- Born: Peter Tham Wing Fai 1948 (age 76–77) Singapore
- Occupation: Stockbrocker
- Known for: Fugitive from justice
- Spouses: ; Joyce Aw ​ ​(m. 1973, divorced)​ ; Kok Mei Yee ​(m. 1995)​

= Peter Tham =

Singaporean fraudster and stockbroker

Peter Tham Wing Fai (born 1948) is a Singaporean fugitive, stockbroker and former director of Pan-Electric Industries. A failure by him to observe a forward contract agreement that he negotiated with Tan Koon Swan was responsible for the company's collapse in 1985.

==Background==
Tham left Singapore in 1984, before Pan-El collapsed. In April 1986, he was traced to Seattle in the United States by FBI officials. He flew to Tokyo, from where he was extradited back to Singapore, immediately arrested, and charged with 26 counts of helping Tan Kok Liang to make "fictitious sharetrading transactions." He was eventually sentenced to a total of 10 years in jail—eight in 1986 for forging Pan-Electric share certificates and two in 1988 for criminal breach of trust. In February 1991, he was declared a bankrupt for owing S$25 million to various parties.

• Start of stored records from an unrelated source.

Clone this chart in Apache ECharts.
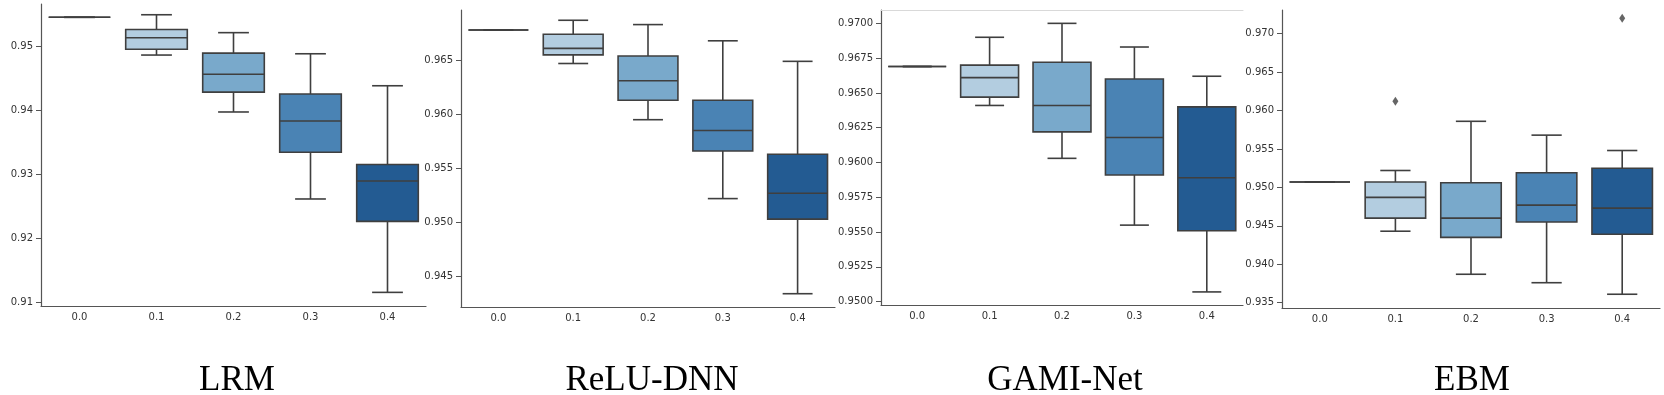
<!DOCTYPE html>
<html>
<head>
<meta charset="utf-8">
<script src="https://cdn.jsdelivr.net/npm/echarts@6/dist/echarts.min.js"></script>
<style>
  html, body { margin: 0; padding: 0; background: #fff; }
  #main { width: 1664px; height: 395px; }
</style>
</head>
<body>
<div id="main"></div>
<script>
// noise levels on the x axis
var categories = ['0.0', '0.1', '0.2', '0.3', '0.4'];

// each row: [lower whisker, Q1, median, Q3, upper whisker]
var lrmBoxes = [
  [0.9545, 0.9545, 0.9545, 0.9545, 0.9545],
  [0.9486, 0.9495, 0.9513, 0.9526, 0.9549],
  [0.9397, 0.9428, 0.9456, 0.9489, 0.9521],
  [0.9261, 0.9334, 0.9383, 0.9425, 0.9488],
  [0.9115, 0.9226, 0.9289, 0.9315, 0.9438]
];
var reluBoxes = [
  [0.9678, 0.9678, 0.9678, 0.9678, 0.9678],
  [0.9647, 0.9655, 0.9661, 0.9674, 0.9687],
  [0.9595, 0.9613, 0.9631, 0.9654, 0.9683],
  [0.9522, 0.9566, 0.9585, 0.9613, 0.9668],
  [0.9434, 0.9503, 0.9527, 0.9563, 0.9649]
];
var gamiBoxes = [
  [0.9669, 0.9669, 0.9669, 0.9669, 0.9669],
  [0.9641, 0.9647, 0.9661, 0.9670, 0.9690],
  [0.9603, 0.9622, 0.9641, 0.9672, 0.9700],
  [0.9555, 0.9591, 0.9618, 0.9660, 0.9683],
  [0.9507, 0.9551, 0.9589, 0.9640, 0.9662]
];
var ebmBoxes = [
  [0.9507, 0.9507, 0.9507, 0.9507, 0.9507],
  [0.9443, 0.9460, 0.9487, 0.9507, 0.9522],
  [0.9387, 0.9435, 0.9460, 0.9506, 0.9586],
  [0.9376, 0.9455, 0.9477, 0.9519, 0.9568],
  [0.9361, 0.9439, 0.9473, 0.9525, 0.9548]
];
// outliers: [category index, value]
var ebmOutliers = [[1, 0.9612], [4, 0.9720]];

// y tick labels
var lrmTicks = [0.91, 0.92, 0.93, 0.94, 0.95];
var reluTicks = [0.945, 0.950, 0.955, 0.960, 0.965];
var gamiTicks = [0.9500, 0.9525, 0.9550, 0.9575, 0.9600, 0.9625, 0.9650, 0.9675, 0.9700];
var ebmTicks = [0.935, 0.940, 0.945, 0.950, 0.955, 0.960, 0.965, 0.970];

var titles = ['LRM', 'ReLU-DNN', 'GAMI-Net', 'EBM'];

var boxColors = ['#c9dcec', '#b3cde0', '#79a9cb', '#4a83b4', '#235b92'];
var lineColor = '#3f3f3f';

var panels = [
  { boxes: lrmBoxes, ticks: lrmTicks, dec: 2, min: 0.90937, max: 0.95658, left: 41, top: 4, width: 385, height: 302, center: 232, outliers: [] },
  { boxes: reluBoxes, ticks: reluTicks, dec: 3, min: 0.94217, max: 0.96965, left: 461, top: 10, width: 374, height: 297, center: 647, outliers: [] },
  { boxes: gamiBoxes, ticks: gamiTicks, dec: 4, min: 0.94976, max: 0.97096, left: 881, top: 10, width: 362, height: 295, center: 1060, outliers: [], topLine: true },
  { boxes: ebmBoxes, ticks: ebmTicks, dec: 3, min: 0.93431, max: 0.97308, left: 1282, top: 10, width: 378, height: 298, center: 1467, outliers: ebmOutliers }
];

function renderBox(params, api) {
  var i = api.value(0);
  var low = api.coord([i, api.value(1)]);
  var q1 = api.coord([i, api.value(2)]);
  var med = api.coord([i, api.value(3)]);
  var q3 = api.coord([i, api.value(4)]);
  var high = api.coord([i, api.value(5)]);
  var band = api.size([1, 0])[0];
  var bw = band * 0.8;
  var cw = bw * 0.5;
  var x = med[0];
  var st = { stroke: lineColor, lineWidth: 1.6 };
  return {
    type: 'group',
    children: [
      { type: 'line', shape: { x1: x, y1: q3[1], x2: x, y2: high[1] }, style: st },
      { type: 'line', shape: { x1: x, y1: q1[1], x2: x, y2: low[1] }, style: st },
      { type: 'line', shape: { x1: x - cw / 2, y1: high[1], x2: x + cw / 2, y2: high[1] }, style: st },
      { type: 'line', shape: { x1: x - cw / 2, y1: low[1], x2: x + cw / 2, y2: low[1] }, style: st },
      { type: 'rect', shape: { x: x - bw / 2, y: q3[1], width: bw, height: q1[1] - q3[1] },
        style: { fill: boxColors[i], stroke: lineColor, lineWidth: 1.6 } },
      { type: 'line', shape: { x1: x - bw / 2, y1: med[1], x2: x + bw / 2, y2: med[1] }, style: st }
    ]
  };
}

var option = {
  animation: false,
  backgroundColor: '#fff',
  title: [],
  grid: [],
  xAxis: [],
  yAxis: [],
  series: []
};

panels.forEach(function (p, k) {
  option.grid.push({ left: p.left, top: p.top, width: p.width, height: p.height });
  option.xAxis.push({
    type: 'category',
    gridIndex: k,
    data: categories,
    boundaryGap: true,
    axisLine: { lineStyle: { color: '#555', width: 1.2 } },
    axisTick: { alignWithLabel: true, length: 4, lineStyle: { color: '#555' } },
    axisLabel: { margin: 6, fontFamily: 'DejaVu Sans', fontSize: 10, color: '#333' },
    splitLine: { show: false }
  });
  option.yAxis.push({
    type: 'value',
    gridIndex: k,
    min: p.min,
    max: p.max,
    axisLine: { show: true, lineStyle: { color: '#555', width: 1.2 } },
    axisTick: { show: true, length: 5, customValues: p.ticks, lineStyle: { color: '#555' } },
    axisLabel: {
      margin: 8, fontFamily: 'DejaVu Sans', fontSize: 10, color: '#333',
      customValues: p.ticks,
      formatter: (function (d) { return function (v) { return v.toFixed(d); }; })(p.dec)
    },
    splitLine: { show: false }
  });
  option.title.push({
    text: titles[k],
    left: p.center,
    top: 358,
    textAlign: 'center',
    textStyle: { fontFamily: 'Liberation Serif', fontWeight: 'normal', fontSize: 35, color: '#000' }
  });
  option.series.push({
    type: 'custom',
    xAxisIndex: k,
    yAxisIndex: k,
    renderItem: renderBox,
    encode: { x: 0, y: [1, 2, 3, 4, 5] },
    data: p.boxes.map(function (b, i) { return [i].concat(b); })
  });
  if (p.outliers.length) {
    option.series.push({
      type: 'scatter',
      xAxisIndex: k,
      yAxisIndex: k,
      symbol: 'diamond',
      symbolSize: [6, 9],
      itemStyle: { color: lineColor },
      data: p.outliers
    });
  }
});

// GAMI-Net panel has a faint top border
option.xAxis.push({
  type: 'category',
  gridIndex: 2,
  position: 'top',
  data: categories,
  axisLine: { lineStyle: { color: '#d9d9d9', width: 1 } },
  axisTick: { show: false },
  axisLabel: { show: false }
});

var myChart = echarts.init(document.getElementById('main'));
myChart.setOption(option);
</script>
</body>
</html>
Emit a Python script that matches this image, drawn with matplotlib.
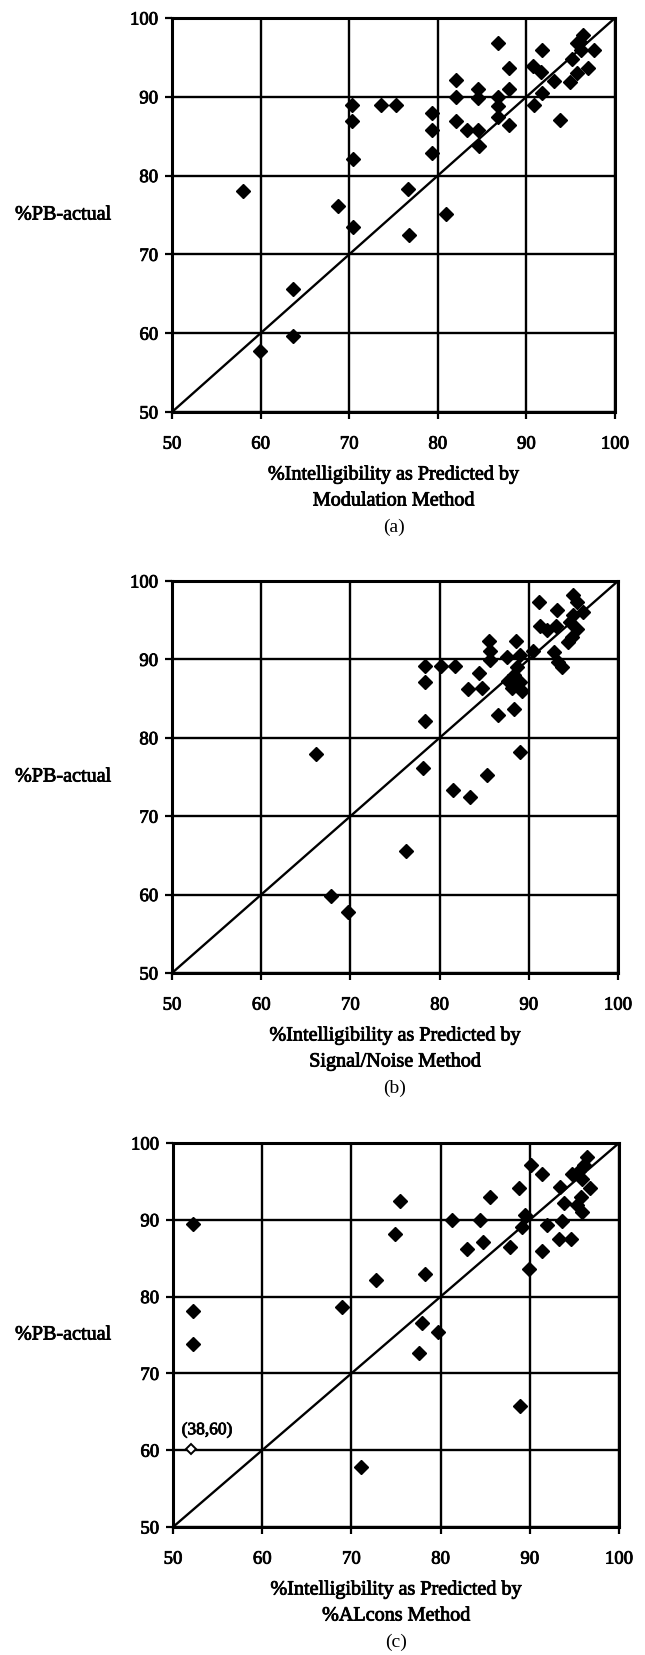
import matplotlib
matplotlib.use("Agg")
import matplotlib.pyplot as plt
import matplotlib.patheffects as pe

# ---------------- data ----------------
ticks = [50, 60, 70, 80, 90, 100]
ylabel_text = "%PB-actual"

xlabel_line1 = "%Intelligibility as Predicted by"
xlabel_line2 = ["Modulation Method", "Signal/Noise Method", "%ALcons Method"]
panel_tags = ["(a)", "(b)", "(c)"]

# panel (a) Modulation method
a_x = [58.0, 68.7, 70.4, 76.6, 76.7, 80.9, 63.7, 63.7, 59.9, 70.3, 70.3, 70.4,
       73.6, 75.3, 79.4, 79.4, 79.4, 84.7,
       86.8, 88.0, 82.1, 82.1, 84.5, 84.5, 88.0, 86.8, 86.8, 86.8, 82.1, 83.3,
       84.5, 88.0, 91.8, 90.8, 91.7, 93.1, 91.8, 90.9, 93.8, 95.1, 95.7, 96.4,
       96.2, 97.6, 97.0, 95.7, 94.9, 96.0]
a_y = [78.0, 76.2, 73.5, 78.3, 72.5, 75.1, 65.6, 59.6, 57.7, 89.0, 86.9, 82.1,
       89.0, 89.0, 88.0, 85.8, 82.9, 83.7,
       96.8, 93.7, 92.1, 90.0, 91.0, 89.8, 91.0, 90.0, 88.8, 87.5, 86.9, 85.8,
       85.8, 86.4, 96.0, 93.9, 93.1, 92.0, 90.5, 89.0, 87.1, 94.8, 96.8, 97.9,
       96.0, 96.0, 93.7, 93.0, 91.9, 97.0]

# panel (b) Signal/Noise method
b_x = [66.1, 78.1, 76.2, 67.8, 69.7, 78.4, 78.4, 78.4, 81.5, 83.4, 85.3, 89.0,
       80.2, 81.7, 85.5, 85.7, 85.7, 88.6, 87.6, 89.0, 88.7, 84.4, 84.7, 83.2,
       87.7, 88.1, 89.0, 89.2, 88.3, 86.6, 88.3, 90.5, 91.1, 93.2, 91.3, 92.0,
       93.1, 92.8, 93.3, 93.7, 95.0, 95.4, 96.1, 95.0, 94.6, 95.4, 94.8, 94.4]
b_y = [77.9, 76.1, 65.6, 59.8, 57.8, 89.2, 87.1, 82.2, 73.4, 72.4, 75.3, 78.2,
       89.15, 89.15, 92.3, 91.1, 89.9, 92.3, 90.3, 90.5, 89.0, 88.3, 86.3, 86.2,
       87.3, 86.3, 87.1, 86.0, 88.0, 82.9, 83.7, 91.1, 97.3, 96.3, 94.3, 93.7,
       94.3, 90.9, 89.7, 89.0, 98.2, 97.3, 96.0, 95.6, 94.8, 93.9, 92.8, 92.2]

# panel (c) %ALcons method
c_x = [52.2, 52.2, 52.2, 68.9, 71.1, 72.8, 74.9, 75.5, 78.3, 77.9, 77.6, 79.7,
       88.9, 81.3, 84.4, 85.5, 88.8, 90.1, 91.4, 89.5, 89.1, 83.0, 84.7, 87.8,
       91.4, 89.9, 91.9, 93.6, 93.3, 94.6, 93.4, 93.8, 94.7, 95.9, 96.4, 96.1,
       96.8, 95.7, 95.3, 95.9, 95.5]
c_y = [89.4, 78.1, 73.8, 78.7, 57.8, 82.2, 88.2, 92.4, 83.0, 76.5, 72.7, 75.4,
       65.8, 90.0, 90.0, 93.0, 94.1, 97.1, 95.9, 90.6, 89.0, 86.2, 87.1, 86.4,
       85.9, 83.6, 89.3, 89.8, 87.5, 87.5, 94.3, 92.2, 96.0, 95.3, 98.2, 97.1,
       94.1, 93.0, 91.9, 91.0, 96.4]

# open (off-scale) point in panel (c), plotted at axis edge with label
c_open_x = [52.0]
c_open_y = [60.2]
c_open_label = "(38,60)"

panels = [(a_x, a_y), (b_x, b_y), (c_x, c_y)]

# ---------------- figure ----------------
W, H = 645, 1656
fig = plt.figure(figsize=(W / 100, H / 100), dpi=100)
plt.rcParams['font.family'] = ['Liberation Serif', 'DejaVu Serif']
heavy = [pe.withStroke(linewidth=0.6, foreground='black')]

# axes boxes in pixels: left, right, top, bottom
boxes = [(172, 615, 19, 413), (172, 618, 582, 974), (173, 619, 1144, 1528)]

for i, ((xs, ys), (l, r, t, b)) in enumerate(zip(panels, boxes)):
    ax = fig.add_axes([l / W, 1 - b / H, (r - l) / W, (b - t) / H])
    ax.set_xlim(50, 100)
    ax.set_ylim(50, 100)
    ax.set_xticks(ticks)
    ax.set_yticks(ticks)
    ax.tick_params(direction='out', length=5, width=1.6, labelsize=13.5,
                   colors='black')
    ax.tick_params(axis='x', pad=12)
    ax.tick_params(axis='y', pad=5)
    for lab in ax.get_xticklabels() + ax.get_yticklabels():
        lab.set_path_effects(heavy)
    for sp in ax.spines.values():
        sp.set_linewidth(2.2)
    ax.grid(True, color='black', linewidth=1.7)
    ax.set_axisbelow(True)
    ax.plot([50, 100], [50, 100], color='black', linewidth=1.7, zorder=2)
    ax.plot(xs, ys, linestyle='none', marker='D', markersize=7.2,
            color='black', zorder=3, clip_on=False)
    if i == 2:
        ax.plot(c_open_x, c_open_y, linestyle='none', marker='D', markersize=5,
                markerfacecolor='white', markeredgecolor='black',
                markeredgewidth=1.4, zorder=4, clip_on=False)
        ax.annotate(c_open_label, xy=(c_open_x[0], c_open_y[0]),
                    xytext=(53.8, 62.6), fontsize=12.5, ha='center',
                    va='center', path_effects=heavy)

    cx = (l + r) / 2 / W
    fig.text(cx, 1 - (b + 63) / H, xlabel_line1, ha='center', va='center',
             fontsize=14.5, path_effects=heavy)
    fig.text(cx, 1 - (b + 89) / H, xlabel_line2[i], ha='center', va='center',
             fontsize=14.5, path_effects=heavy)
    fig.text(cx, 1 - (b + 114) / H, panel_tags[i], ha='center', va='center',
             fontsize=14)
    fig.text(15 / W, 1 - ((t + b) / 2) / H, ylabel_text, ha='left',
             va='center', fontsize=14.5, path_effects=heavy)

fig.savefig("out.png", dpi=100)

Tham was released from jail early, in 1992. He divorced his wife, Joyce Aw, whom he had married in 1973, and married Kok Mei Yee in 1995. In 1998, he was in trouble with the law again after Kok alleged that he had beaten her. She also informed the Official Assignee that although he was still officially bankrupt, he had been keeping a collection of antique longcase clocks and Chinese pottery with a total value of S$400,000 in their Peck Hay Road apartment, without declaring them to the Official Assignee as was required by law. Although his wife later withdrew the private summons charge of assault, he was still being investigated for hiding personal assets and in May 2000, he was charged with hiding about S$1.7 million in cash, three cars and other items from the authorities. The trial was adjourned but when the case was next mentioned in September 2000, Tham's lawyer could not contact him and a warrant of arrest was issued for Tham.

Tham was later traced to the Indonesian island of Batam but has since disappeared again.

In 2004, his story was re-enacted on an episode of MediaCorp's Missing television series.